Writing Makefiles is like writing a recipe. It consists of ingredients and a list of procedures to turn those ingredients into a product. In this tutorial, I will briefly cover how this works. We’ll first look at how we might turn a recipe for an apple pie from a cookbook into a Makefile.

Making an apple pie

A recipe to cook an apple pie1 might look as follows:

Ingredients

  • 200 grams of butter
  • 20 grams of sugar
  • 400 grams of self-raising flower
  • egg
  • 8 grams of vanilla sugar
  • salt
  • 1 Kg apples
  • 75 grams of raisins
  • cinnamon

Making the pie

Melting the butter

  1. Put the butter in a microwave and slowly melt it, stir it once in a while

Making the dough

Prequisites: melting the butter

  1. Mix the molten butter, the flower and 2/3s of the egg
  2. Knead the dough until it’s consistent

Preparing the raisins

  1. Put the raisins in lukewarm water
  2. Wait 15 minutes
  3. Dry them off

Preparing the apples

  1. Skin the apples
  2. dice them

Making the filling

Prequisites: preparing the raisins, preparing the apples

  1. Mix the diced apples with the sugar and the prepared raisins

Making the pie

Prequisites: Making the dough, making the filling

  1. Cover the springform using 2/3s of the dough
  2. Put the filling in the pie
  3. Cover the pie with the remainder of the dough

Baking the pie

Prequisites: Making the pie

  1. Put the pie in the oven that’s been pre-heated to 200 degrees Celcius
  2. Take it out after 60 minutes

I’ve split this recipe up into more steps than you may be used to. I did this to illustrate that you have certain parts of the process of building an apple pie product that you can separate. These parts may have dependencies on prior parts of the process, though. For example, you can not make the filling before you prepared the apples and the raisins.

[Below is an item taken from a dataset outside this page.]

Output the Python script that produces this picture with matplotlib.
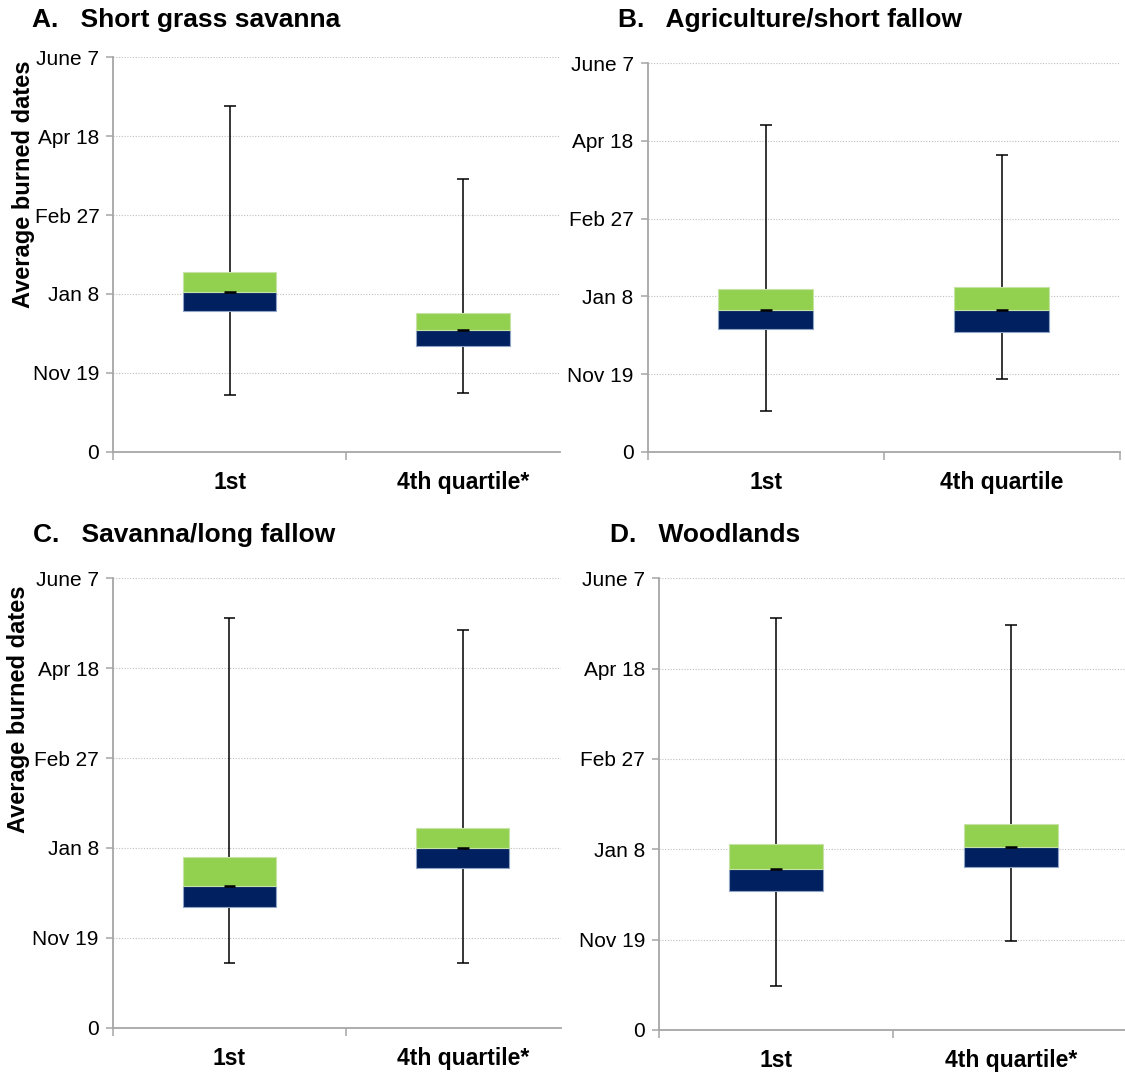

Turning the recipe into a Makefile

A Makefile also consists of (intermediate) products, recipes and prequisites. It has the following structure:

product: ingredient1 ingredient2 prequisite1
	recipe that combines prequisite1 with ingredient1 and ingredient2

prequisite1: ingredient3 ingredient1
	recipe for prequisite1

make can use these rules to create product for you. It will also figure out whenever it needs to do something again, mainly if an ingredient or a prequisite changed.

So now let us change our apple pie recipe into something make would be able to understand:

pie: prepared_pie
	put prepared_pie into oven
	wait 60 minutes
	take it out

prepared_pie: dough filling
	cover springform with 2/3s of dough
	put filling in
	close off pie with the remainder of the dough

filling: sugar prepared_raisins prepared_apples
	Mix the apple with the sugar and the prepared raisins

prepared_raisins: raisins
	Put the raisins in lukewarm water
	Wait 15 minutes
	Dry them off

prepared_apples:
	Skin the apples
	Dice the apples

dough: molten_butter flower egg
	Mix the molten butter, the flower and the egg
	Knead until consistent

molten_butter: butter
	Put the butter in the microwave on low until it's molten
  • Note: I put pie: at the top, because Make will try to build the top-most target (product). Otherwise the order is not important.

Moving to code

In our apple pie Makefile we can identify that we have different (intermediate) products or targets that have some steps associated to prepare them, and some of these depend on others or on ingredients. We specify this so that Make can figure out when it needs to update something. Of course, “updating sugar” makes no sense, so lets look at an example where we have a source file.

A simple example

/tmp/src $ ls
hello.c
#include<stdio.h>

void say_hello() {
    puts("Hello, world!");
}

int main(int argc, char** argv) {
    say_hello();
}

We could build this using the following gcc shell command:

/tmp/src $ gcc -o hello hello.c
/tmp/src $ ./hello
Hello, world!

But lets write a simple Makefile. We are lazy and want to be able to just type make.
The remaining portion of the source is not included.